Which brings me to Yud Sh’vat. There were definitely some benefits for me being the oldest son. When I was only 11 years old my father decided to take me on a “pilgrimage” to the Rebbe in honor of Yud Sh’vat. It’s exactly 50 years ago when I boarded that Eastern Airlines flight from Miami with my father and flew into Kennedy on a cold, winter Friday.
Our first stop after arriving was joining the crowds at the gravesite of Rabbi Yosef Yitzchak Schneerson, buried not far from where my great-grandparents are also buried in the Old Montefiore Cemetery in Queens, New York. This was all very much for a young 11 year old from Miami Beach to take in, but it was only the beginning. From the cemetery, we drove to Crown Heights where we would be spending “Shabbos” and where I would enjoy my first ever kosher pizza! I got sick.
That entire “Shabbos” in Crown Heights was something quite different than anything I had ever experienced before. My father was a born and bred New Yorker, so for him, the experience of being around all those Chasidim and being in “770”, the world headquarters for Chabad, had some grounding. I on the other hand had been raised in a very, very different type of atmosphere. Miami Beach, especially back then, was no New York.
The highlight of that trip was when, together with my father, we had “Yechidus”, a personal audience with the Rebbe. Our appointment took place, as was typical, very late at night. We waited together with many others also waiting to see the Rebbe, just outside of the Rebbe’s office. Upon entering the Rebbe’s private office, my father handed a letter to the Rebbe who was sitting behind his desk. The Rebbe read the letter, making marks on the letter as he responded to whatever it was that my father had written.
The Rebbe then turned to me and asked me what I was learning in school.
In 1970, I was a student in the 7th grade at the Hebrew Academy of Greater Miami. And my father was my teacher. My father was my teacher in first grade, seventh and eighth grades.

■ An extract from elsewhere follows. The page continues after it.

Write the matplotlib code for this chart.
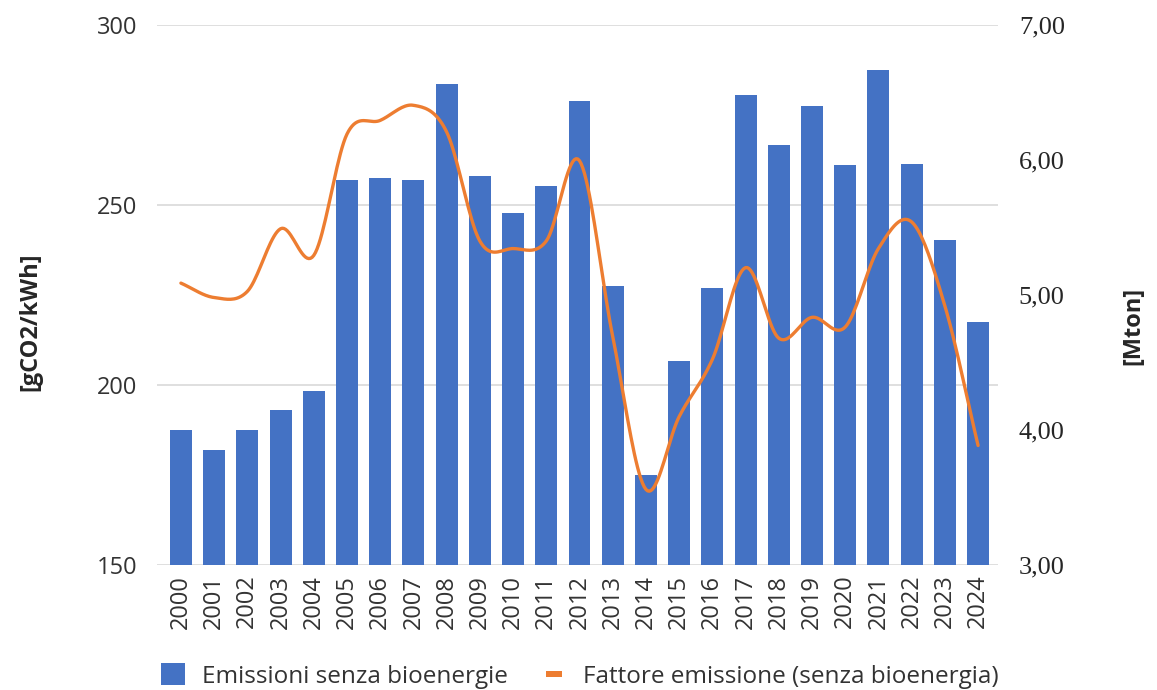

When I think back to that moment now, I am so totally, totally amazed. The Lubavitcher Rebbe, unquestionably one of the greatest Jewish leaders of the 20th century. The urban legend is that back in the ’80s the Rebbe received second to the most (non-commercial) mail in all of New York State! People from all over the world, including important world leaders of all stripes, sought the Rebbe’s advice on all different matters such as health issues, economic issues as well as important issues pertaining to the world Jewish community. Every single day the Rebbe was responding to hundreds of individuals and meeting people late into the night.
And here it was, late in the night, with many more people still waiting to meet with the Rebbe, that the Rebbe thought it important to ask an 11-year-old boy from Miami Beach what he was studying in school!
After I responded, the Rebbe continued to question me on my studies until he asked a question I couldn’t answer.
I don’t remember the question he asked. But I do remember the next question.
“Who is your teacher?” the Rebbe asked.
“My father”, I answered.
The Rebbe then turned to my father. With his hands and eyes he expressed surprise to my father.
My father bailed me out at the last second. “He didn’t learn it yet” he answered, and with that our audience was soon over.
What I also remember quite vividly from that late-night meeting was being “interrogated” by some very curious teenage Yeshiva students who wanted to know every single detail of our meeting. I tried to be accommodating.
A lot of water has gone under the bridge since then. I had the opportunity to meet with the Rebbe personally again over the years, the final time together with my bride-to-be about a decade later. As the Rebbe’s emissary in Bergen County, New Jersey for over two decades I had many an opportunity to communicate with the Rebbe.
But nothing can beat the impressions of a young 11-year-old.